My pastor Lotta (left) reads the Bible with some new visitors at a Sunday meeting in our house church Mosaik

Why do most churches train their leaders to take care of groups of hundreds or even thousands of believers, when Biblical pastors trained groups of 20 or 30 people?

I talked to an associate pastor some time ago, and he shared with me the burden of him having the pastoral responsibility for families in his church. Since that meant 80 people, he had constantly work to do, and he felt pressured for not spending enough time with each family. There were two other pastors in the church, but they were also overloaded with work concerning the youth and the congregation as a whole (which includes over 400 people). I asked the associate pastor if he could delegate some pastoral care to cell group* leaders, but he was unsure whether they would accept the challenge. Many Christians just expect the pastor to do the work for them.

It’s biblical to delegate. Exodus 18 tells us about how Moses’ father-in-law, Jethro, saw how Moses was being worn out with all the judging work, and so he recommended him to appoint God-fearing men to help him out, some having responsibility for a thousand people, other for one hundred, fifty and ten (Ex 18:20-21). When the apostles realized that they didn’t have time to help the poor, they appointed some other Spirit-filled people to do it (Acts 6:1-8). Leadership isn’t about doing everything yourself, but to inspire and give mandate to others so that they too can serve the Kingdom of God.

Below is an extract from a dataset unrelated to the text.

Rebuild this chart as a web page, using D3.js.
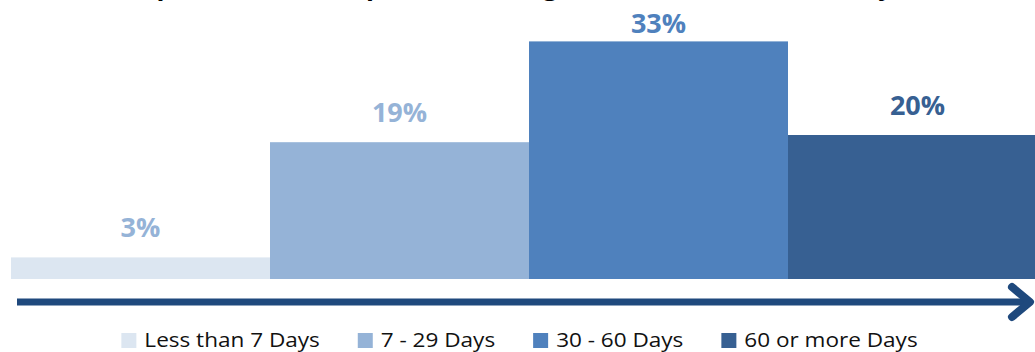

The Biblical church had various different types of leadership roles: apostles planted churches and had most authority in doctrinal disputes, evangelists preached the Gospel publicly and trained other disciples how to share their faith, prophets heard the voice of the Lord and brought important messages to the church, and teachers taught theology. And then we have presbyters, or pastors.

Now, there are some disputes whether these had the same office as overseers/bishops, but I’m not gonna dig into that issue right now; instead I want to emphasize that Biblical pastors or priests (I’ll just write pastors from now on for simplicity’s sake) had responsibility for groups of 20’s or 30’s rather than hundreds of people like many have today.

See, Biblical churches were house churches. There are numerous references to how the early disciples met in homes (Acts 2:42, Col 4:15, 1 Cor 16:9). And as you can tell, hundreds of people don’t fit into most homes. Rather, those who attended a Biblical church meeting were probably not more than 20 or 30 people – like a school class! Which is good, ’cause educational science teaches us that school classes shouldn’t be much bigger than that, since people learn less in bigger groups.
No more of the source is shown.